Sexual Health Improvement for Population and Patients HIT successes in 2018-19

Dr Katy Turner, Dr Paddy Horner, Dr Jo Copping and Dr Emma Harding-Esch look back over the work of the Sexual Health Improvement for Population and Patients Health Integration Team during 2018-19.

  • 7th May 2019

Dr Katy Turner, Dr Paddy Horner, Dr Jo Copping and Dr Emma Harding-Esch look back over the work of the Sexual Health Improvement for Population and Patients Health Integration Team during 2018-19.

The SHIP (Sexual Health Improvement Programme Health Integration Team) works to promote evidence-based sexual health improvement.

We are delighted to report that SHIP has gone from strength to strength this year. We have grown our membership, which now includes more than 60 people from Bristol, South Gloucestershire and North Somerset from a range of partners including local authority commissioners, Unity Sexual Health, Public Health England, Terence Higgins Trust, Brigstowe, the University of the West of England (UWE) and the University of Bristol.

Dr Katy Turner presented at a special HIT seminar at Bristol City Council in January along with three other HITs. The session received good feedback and offered an opportunity to engage commissioners, Bristol Public Health and the Council more generally in the work of the HITs.

This year, we have focused our attention on sexually transmitted infections (STIs) and anti-microbial resistance (AMR), as this has been a major priority for UK government.

We welcomed around 50 experts to Bristol in September 2018 for a workshop on “Preparing sexual health services to meet the challenge of antimicrobial resistance”, co-hosted by BASHH. Following on from this we contributed written evidence to the UK Government Select Committee on Sexual Health. Paddy and Katy were invited to contribute as experts to an MP round table meeting in March 2019. We are delighted to be co-hosting a second workshop later this year with London School of Hygiene & Tropical Medicine’s (LSHTM) STIs Research Interest Group (STIRIG) in London.

Innovative service improvements have been moving ahead at Unity Sexual Health Clinic. A new system to enable the offer of same day STI testing and diagnosis has been implemented for men will be rolled out for women shortly. This work has had evaluation support from NIHR CLAHRC West and is led by Dr Paddy Horner.

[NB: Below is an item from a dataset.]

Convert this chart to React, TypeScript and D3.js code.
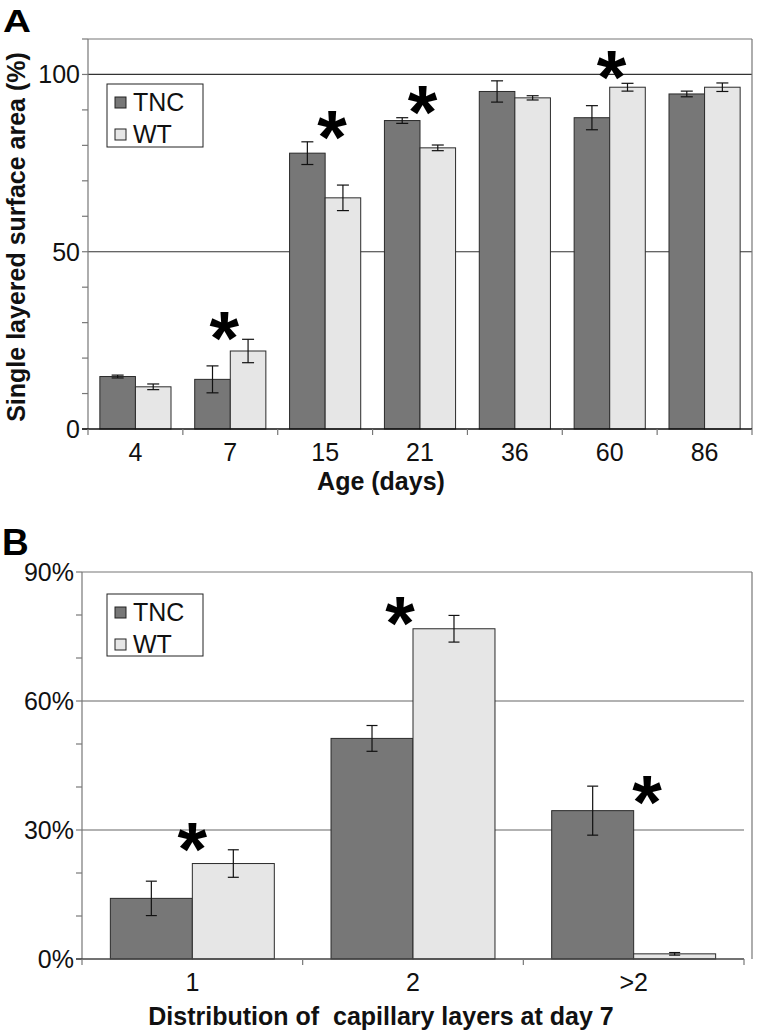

The CHOP study, led by Dr Jane Nicholls and Dr Lindsay Harryman, aims to explore the challenges and opportunities of pre-exposure prophylaxis for HIV, a medicine for HIV negative people that, when taken as instructed, can reduce the risk of acquiring HIV. Recruitment started in September 2018 and initial findings will be presented at conferences in the summer including BASHH, Birmingham and ISSTDR, Vancouver CA.

We have developed our relationships with other regional and national organisations with overlapping remits, including LSHTM’s STIs Research Interest Group, the STI Research Foundation (STIRF), the British Association for Sexual Health and HIV, and the HIV/STI Department at Public Health England.

We have also started to explore the possibility of
Bristol signing up to be as Fast Track City for HIV.

Our HIT meeting in March 2019 was focused on domestic violence with speakers Jeremy Horwood (NIHR CLAHRC West) and Medina Johnson (IRISi), and we are working with them to achieve more effective recognition and response to intimate partner violence in sexual health services.

We wish Thara Raj well with her new portfolio in the local authority and wish to thank her for her fantastic contributions over the last year. We welcome Jo Copping, consultant in public health medicine, who joined the team in March 2019.